7. Het is toegestaan om een polytheïst (niet-moslim) de moskee binnen te laten voor een noodzaak, met uitzondering van de Heilige Moskee in Mekka (al-Masjid al-Ḥarām). Het is verboden hen toe te laten tot al-Masjid al-Ḥarām, zoals Allāh zegt in de Qor-ān: {O jullie die geloven: voorwaar, de polytheïsten zijn onrein (nadjis). Laat hen daarom al-Masjid al-Ḥarām niet naderen na dit jaar van hen..} (9:28). En dit vers is een bewijs voor het verbod op de toegang van ongelovigen en polytheïsten tot al-Masjid al-Ḥarām, en deze bewoording duidt op het hele Ḥaram gebied.
8. Het is toegestaan om een dier binnen te brengen als dat nodig is.
9. Het verrichten van de kleine rituele wassing (wodoe) in de moskee.
10. Het samenkomen en in een kring zitten voor het bestuderen van de Qor-ān en kennis.
11. Het voordragen van goede poëzie (shi‘r) is af en toe toegestaan, vooral als het de islām verdedigt.

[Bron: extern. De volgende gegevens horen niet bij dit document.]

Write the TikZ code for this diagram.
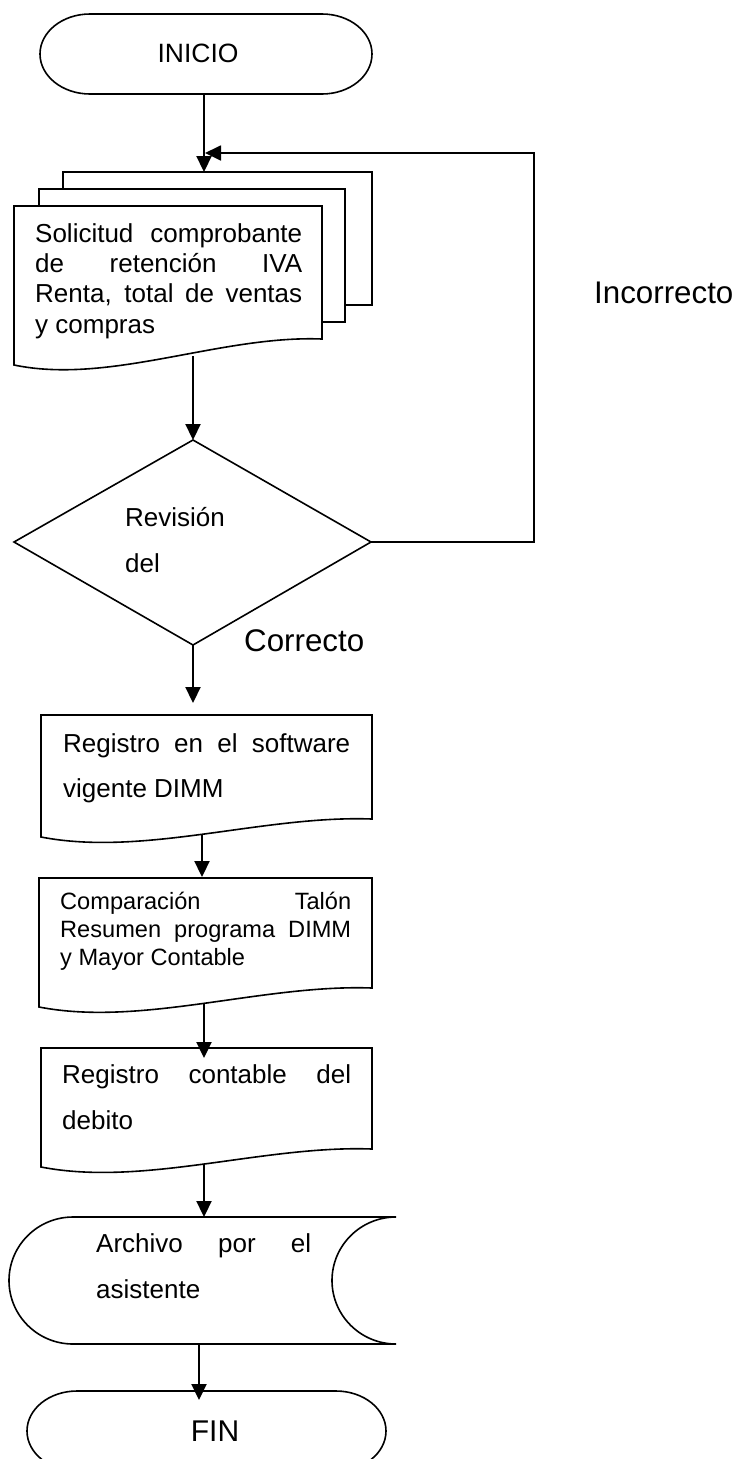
\documentclass[tikz,border=0pt]{standalone}
\usepackage{fontspec}
\setmainfont{Liberation Sans}
\usetikzlibrary{arrows.meta}
% a text block whose baseline is its first line
\newcommand{\flowblock}[4]{\parbox[t]{#1}{\fontsize{#2}{#3}\selectfont #4}}
% a fully justified line
\newcommand{\jline}[2]{\makebox[#1][s]{#2}}
\begin{document}
\begin{tikzpicture}[x=1pt,y=-1pt,
  outline/.style={line width=1.6pt, draw=black, fill=white, line join=miter},
  flow/.style={line width=2.2pt, -{Triangle[width=15pt,length=16pt]}},
  txt/.style={inner sep=0pt, anchor=base west},
  ctxt/.style={inner sep=0pt, anchor=base},
]
\useasboundingbox (0,0) rectangle (738,1459);
\clip (0,0) rectangle (738,1459);

% ---- start terminator
\draw[outline] (90,14) -- (322,14)
  .. controls (349.6,14) and (372,31.9) .. (372,54)
  .. controls (372,76.1) and (349.6,94) .. (322,94) -- (90,94)
  .. controls (62.4,94) and (40,76.1) .. (40,54)
  .. controls (40,31.9) and (62.4,14) .. (90,14) -- cycle;
\node[ctxt] (inicio) at (198,62) {\fontsize{26.5}{30}\selectfont INICIO};

% ---- stack of documents
\draw[outline] (63,172) rectangle (372,305);
\draw[outline] (39,189) rectangle (345,322);
\draw[outline] (14,206) -- (322,206) -- (322,339)
  .. controls (220,335) and (110,385) .. (14,365) -- cycle;
\node[txt] (solicitud) at (35,242) {\flowblock{267pt}{26}{30.4}{%
  \jline{267pt}{Solicitud comprobante}\\
  \jline{267pt}{de retención IVA}\\
  \jline{267pt}{Renta, total de ventas}\\
  y compras}};

% ---- decision
\draw[outline] (193,440) -- (371,542) -- (193,645) -- (14,542) -- cycle;
\node[txt] (revision) at (125,526) {\flowblock{120pt}{26}{46}{Revisión\\ del}};
\node[txt] (correcto) at (244,651) {\fontsize{31.3}{36}\selectfont Correcto};
\node[txt] (incorrecto) at (594,303) {\fontsize{31.3}{36}\selectfont Incorrecto};

% ---- register in software
\draw[outline] (41,715) -- (372,715) -- (372,819)
  .. controls (263,815) and (144,857) .. (41,837) -- cycle;
\node[txt] (registro) at (63,752) {\flowblock{287pt}{26}{45}{%
  \jline{287pt}{Registro en el software}\\
  vigente DIMM}};

% ---- comparison
\draw[outline] (39,878) -- (372,878) -- (372,988)
  .. controls (262,984) and (142,1027) .. (39,1007) -- cycle;
\node[txt] (comparacion) at (60,909) {\flowblock{291pt}{23.6}{28}{%
  \jline{291pt}{Comparación Talón}\\
  \jline{291pt}{Resumen programa DIMM}\\
  y Mayor Contable}};

% ---- accounting entry
\draw[outline] (41,1048) -- (372,1048) -- (372,1149)
  .. controls (263,1145) and (144,1187) .. (41,1167) -- cycle;
\node[txt] (contable) at (62,1083) {\flowblock{289pt}{26}{46}{%
  \jline{289pt}{Registro contable del}\\
  debito}};

% ---- stored data
\draw[outline] (73,1217) -- (396,1217)
  .. controls (360.7,1217) and (332,1245.4) .. (332,1280.5)
  .. controls (332,1315.6) and (360.7,1344) .. (396,1344) -- (73,1344)
  .. controls (37.7,1344) and (9,1315.6) .. (9,1280.5)
  .. controls (9,1245.4) and (37.7,1217) .. (73,1217) -- cycle;
\node[txt] (archivo) at (96,1252) {\flowblock{215pt}{26}{46}{%
  \jline{215pt}{Archivo por el}\\
  asistente}};

% ---- end terminator
\draw[outline] (77,1391) -- (336,1391)
  .. controls (363.6,1391) and (386,1408.9) .. (386,1431)
  .. controls (386,1453.1) and (363.6,1471) .. (336,1471) -- (77,1471)
  .. controls (49.4,1471) and (27,1453.1) .. (27,1431)
  .. controls (27,1408.9) and (49.4,1391) .. (77,1391) -- cycle;
\node[ctxt] (fin) at (215,1441) {\fontsize{30}{34}\selectfont FIN};

% ---- connection points
\coordinate (inicio-s) at (204,94);
\coordinate (stack-n) at (204,172);
\coordinate (doc-s) at (193,356);
\coordinate (dec-n) at (193,440);
\coordinate (dec-s) at (193,645);
\coordinate (dec-e) at (371,542);
\coordinate (loop-se) at (534,542);
\coordinate (loop-ne) at (534,153);
\coordinate (loop-in) at (205,153);
\coordinate (reg-n) at (193,703);
\coordinate (reg-s) at (202,834);
\coordinate (cmp-n) at (202,877);
\coordinate (cmp-s) at (204,1003);
\coordinate (cnt-n) at (204,1058);
\coordinate (cnt-s) at (204,1164);
\coordinate (arc-n) at (204,1217);
\coordinate (arc-s) at (199,1344);
\coordinate (fin-n) at (199,1400);

% ---- connectors
\draw[flow] (inicio-s) -- (stack-n);
\draw[flow, line width=1.8pt] (dec-e) -- (loop-se) -- (loop-ne) -- (loop-in);
\draw[flow] (doc-s) -- (dec-n);
\draw[flow] (dec-s) -- (reg-n);
\draw[flow] (reg-s) -- (cmp-n);
\draw[flow] (cmp-s) -- (cnt-n);
\draw[flow] (cnt-s) -- (arc-n);
\draw[flow] (arc-s) -- (fin-n);
\end{tikzpicture}
\end{document}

12. Het opzetten van een tent voor een zieke of andere mensen in nood is toegestaan.
13. Het oefenen met speren of soortgelijke oorlogswapens is toegestaan, aangezien dit training voor de strijd en versterking voor de djihād inhoudt.
14. Het is toegestaan om een gevangene aan een zuil van de moskee vast te binden.
15. Het uitvoeren van rechtszaken en het verrichten van al-li‘ān (een vervloekingsprocedure tussen echtgenoten) in de moskee is toegestaan.
16. Het liggen in de moskee is toegestaan.
17. Mannen mogen in de moskee slapen of een dutje doen (siësta) als daar behoefte aan is, zelfs als ze geen reizigers zijn, maar de moskee mag niet worden gebruikt als een vaste slaap- of rustplaats.
18. Het is toegestaan voor daklozen, zowel mannen als vrouwen, om in een hoek van de moskee te verblijven.
19. De distributie van rijkdommen (zoals die van ṣadaqah en zakāt al-fitr) onder de moslims is toegestaan in de moskee.
20. Het ophangen van dadeltrosjes of trosjes druiven voor de armen is toegestaan.
21. Het is toegestaan voor een behoeftige om in de moskee om (financiële) hulp te vragen, en voor anderen om hem liefdadigheid (ṣadaqah) te geven.
22. Toegestane gesprekken voeren is af en toe toegestaan, zolang dit niet een gewoonte wordt.
23. Het eten en drinken in de moskee is af en toe toegestaan.
Bron: “ath-Thamar al-Moestaṭāb fī Fiqh as-Soennah wal-Kitāb” van Shaykh al-Albānī (vanaf pagina 584). Voor een meer gedetailleerde bespreking en bewijsvoering met betrekking tot elk onderwerp, is het aan te raden om het boek te raadplegen.